Archaeological Repository Showcases New York City’s Rich History

Esquire Expand-o socks box and various shards

It’s hard to imagine New York without its noisy cabs, towering skyscrapers, and selfie-snapping tourists. But thousands of years before the city was paved over with concrete, vibrant communities were living on the land. Archaeological discoveries can sharpen the details of these people’s lives: A 1000-year-old dog grave, for instance, shows us that some pre-Columbian communities revered their pets, while fish bones from the 17th and 18th centuries trace inhabitants’ evolving diets.
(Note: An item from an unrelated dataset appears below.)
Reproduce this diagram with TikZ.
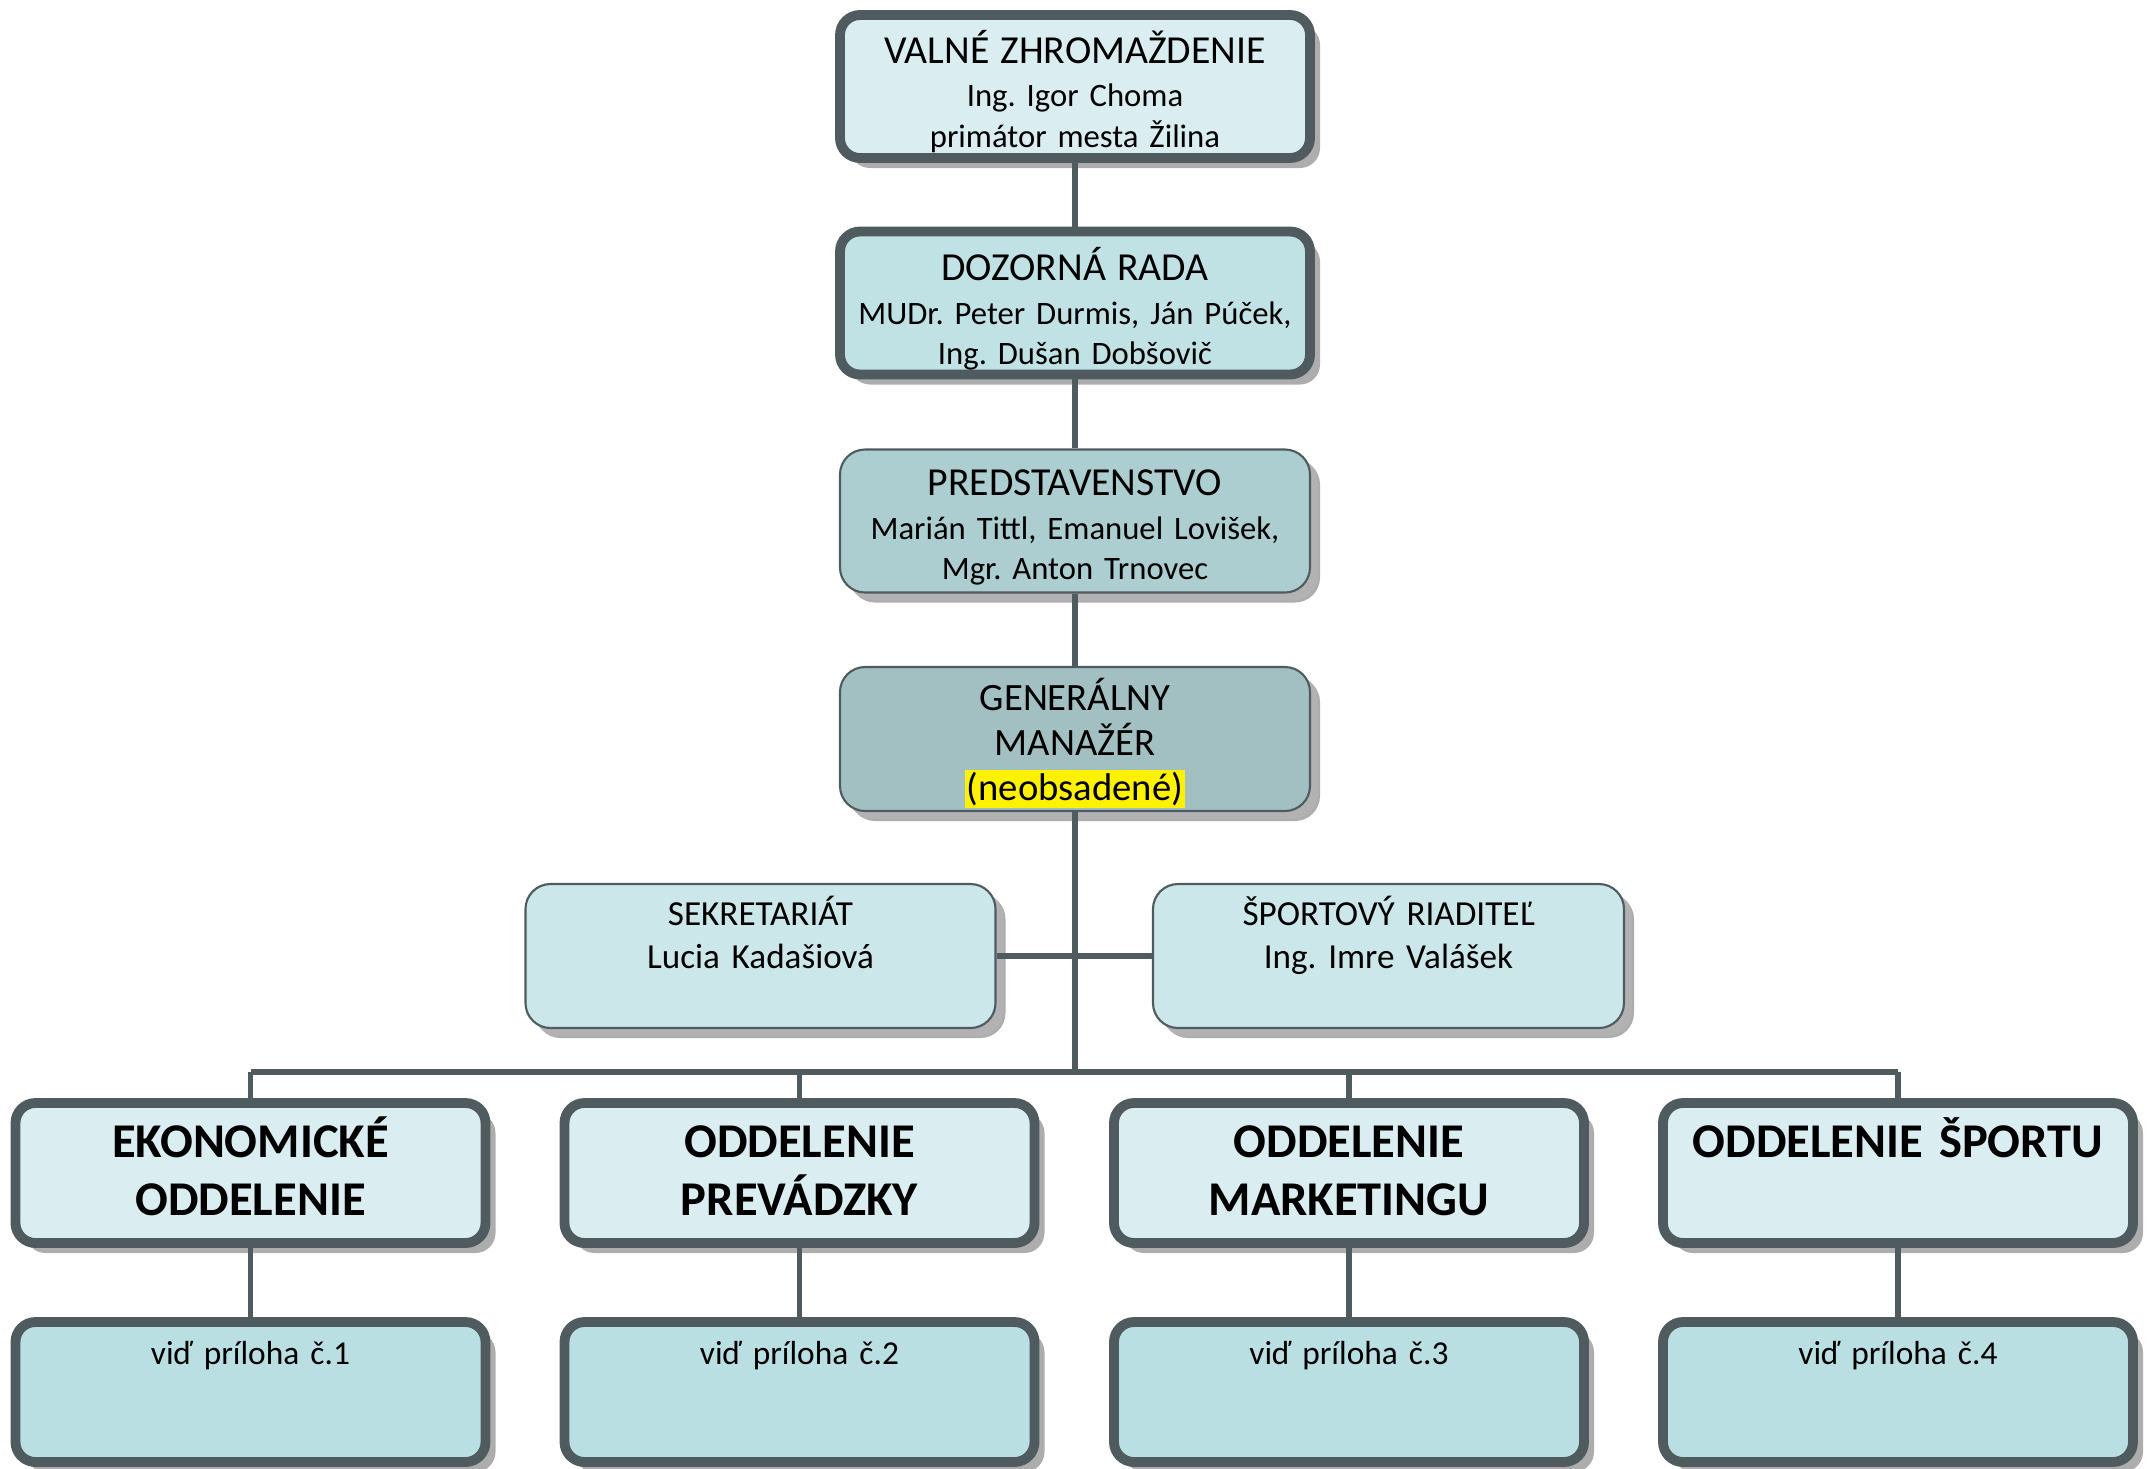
\documentclass[tikz,border=0pt]{standalone}
\usepackage{fontspec}
\setmainfont{Carlito}[WordSpace=0.75]
\definecolor{edgegray}{RGB}{79,91,94}
\definecolor{palecyan}{RGB}{218,238,241}
\definecolor{softcyan}{RGB}{193,226,229}
\definecolor{greycyan}{RGB}{173,206,209}
\definecolor{darkcyan}{RGB}{162,192,194}
\definecolor{sidecyan}{RGB}{203,231,234}
\definecolor{annexcyan}{RGB}{186,223,226}
\usetikzlibrary{shapes,arrows,positioning,calc,shadows}
\setlength{\fboxsep}{0.6pt}
\frenchspacing

\begin{document}
\begin{tikzpicture}[
    orgbox/.style={rounded corners=0.2cm, draw=edgegray, line width=2.8pt,
        minimum width=4.7cm, minimum height=1.43cm, inner sep=0pt,
        text width=4.7cm, align=center,
        font=\fontsize{9.3}{11.5}\selectfont,
        drop shadow={shadow xshift=0.1cm, shadow yshift=-0.1cm, fill=black!32, opacity=1}},
    thinbox/.style={orgbox, line width=0.6pt, rounded corners=0.25cm,
        drop shadow={shadow xshift=0.08cm, shadow yshift=-0.08cm, fill=black!30, opacity=1}},
    deptbox/.style={orgbox, minimum width=4.67cm, minimum height=1.40cm, fill=palecyan,
        font=\fontsize{13.8}{16.7}\selectfont\bfseries, text height=0.54cm, text depth=0.86cm},
    annexbox/.style={orgbox, minimum width=4.67cm, minimum height=1.40cm, fill=annexcyan,
        font=\fontsize{9.5}{11.5}\selectfont, text height=0.42cm, text depth=0.98cm},
    conn/.style={draw=edgegray, line width=1.7pt}
  ]
  \useasboundingbox (0,0) rectangle (21.52,-14.68);

  % governing bodies
  \node[orgbox, fill=palecyan, text height=0.48cm, text depth=0.95cm] (valne) at (10.75,-0.865)
    {{\fontsize{11.3}{13}\selectfont VALNÉ ZHROMAŽDENIE}\\[1pt] Ing. Igor Choma\\ primátor mesta Žilina};
  \node[orgbox, fill=softcyan, text height=0.49cm, text depth=0.94cm] (dozor) at (10.75,-3.03)
    {{\fontsize{11.3}{13}\selectfont DOZORNÁ RADA}\\[1pt] MUDr. Peter Durmis, Ján Púček,\\ Ing. Dušan Dobšovič};
  \node[thinbox, fill=greycyan, text height=0.46cm, text depth=0.97cm] (pred) at (10.75,-5.21)
    {{\fontsize{11.3}{13}\selectfont PREDSTAVENSTVO}\\[1pt] Marián Tittl, Emanuel Lovišek,\\ Mgr. Anton Trnovec};
  \node[thinbox, fill=darkcyan, font=\fontsize{11}{12.9}\selectfont,
        text height=0.43cm, text depth=1.01cm] (gen) at (10.75,-7.39)
    {GENERÁLNY\\ MANAŽÉR\\ \colorbox{yellow}{(neobsadené)}};

  % staff
  \node[thinbox, fill=sidecyan, minimum width=4.69cm, minimum height=1.44cm,
        font=\fontsize{10}{12.4}\selectfont,
        text height=0.41cm, text depth=1.03cm] (sekr) at (7.605,-9.56)
    {SEKRETARIÁT\\ Lucia Kadašiová};
  \node[thinbox, fill=sidecyan, minimum width=4.71cm, minimum height=1.44cm,
        font=\fontsize{10}{12.4}\selectfont,
        text height=0.41cm, text depth=1.03cm] (sport) at (13.885,-9.56)
    {ŠPORTOVÝ RIADITEĽ\\ Ing. Imre Valášek};

  % departments
  \node[deptbox] (ekon) at (2.505,-11.73) {EKONOMICKÉ\\ ODDELENIE};
  \node[deptbox] (prev) at (7.995,-11.73) {ODDELENIE\\ PREVÁDZKY};
  \node[deptbox] (mark) at (13.49,-11.73) {ODDELENIE\\ MARKETINGU};
  \node[deptbox] (sportodd) at (18.98,-11.73) {ODDELENIE ŠPORTU};

  \node[annexbox] (ekonA) at (2.505,-13.92) {viď príloha č.1};
  \node[annexbox] (prevA) at (7.995,-13.92) {viď príloha č.2};
  \node[annexbox] (markA) at (13.49,-13.92) {viď príloha č.3};
  \node[annexbox] (sportoddA) at (18.98,-13.92) {viď príloha č.4};

  % connectors
  \coordinate (bus) at (10.75,-10.72);
  \draw[conn] (valne.south) -- (dozor.north);
  \draw[conn] (dozor.south) -- (pred.north);
  \draw[conn] (pred.south) -- (gen.north);
  \draw[conn] (gen.south) -- (bus);
  \draw[conn] (sekr.east) -- (sport.west);
  \draw[conn] (ekon.north |- bus) -- (sportodd.north |- bus);
  \foreach \d in {ekon,prev,mark,sportodd} {
    \draw[conn] (\d.north |- bus) -- (\d.north);
    \draw[conn] (\d.south) -- (\d A.north);
  }
\end{tikzpicture}
\end{document}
These are a few examples of the artifacts housed in the Nan A. Rothschild Research Center, an archaeological repository containing hundreds of thousands of New York City artifacts uncovered from all five boroughs.

On the morning of Wednesday, October 5, the New York City Landmarks Preservation Commission dedicated the repository, which is now open by appointment to scholars and researchers for the first time since it launched in 2014. Located beneath an office building in midtown Manhattan, the repository contains over 1500 boxes of artifacts spanning 8000 years of New York City history. Some items are ancient, like a spearhead used by a hunter during the Stone Age. Other artifacts, like the bones of a 19th-century carrier pigeon and an 18th-century sugar-refining tool that still smells of molasses, offer insights into a more recent time in history.

Amanda Sutphin, director of archaeology for the Landmarks Preservation Commission, identifies a green toy teacup (seen below) as one of her favorite items from the collection. “Just thinking of a child who played with it before we were born, you can get that sense of the past,” she told mental_floss.

Before relocating to the center, the objects had been scattered in different places throughout the city. “They had been kept in different conditions, so some of them were in fine condition and others were not,” Sutphin said. “We had to re-box things. Some had been gnawed by rats, some were moldy.” The collection’s current home is climate-controlled and organized in a way that makes it easy for visitors to access.

The dedication also celebrated the release of a new companion website to the physical space, where students, teachers, and the general public can browse through the hundreds of thousands of artifacts in the city’s collection. The landmarks preservation commission says this digital archive is the first of its kind built around the archaeological findings of a single municipality.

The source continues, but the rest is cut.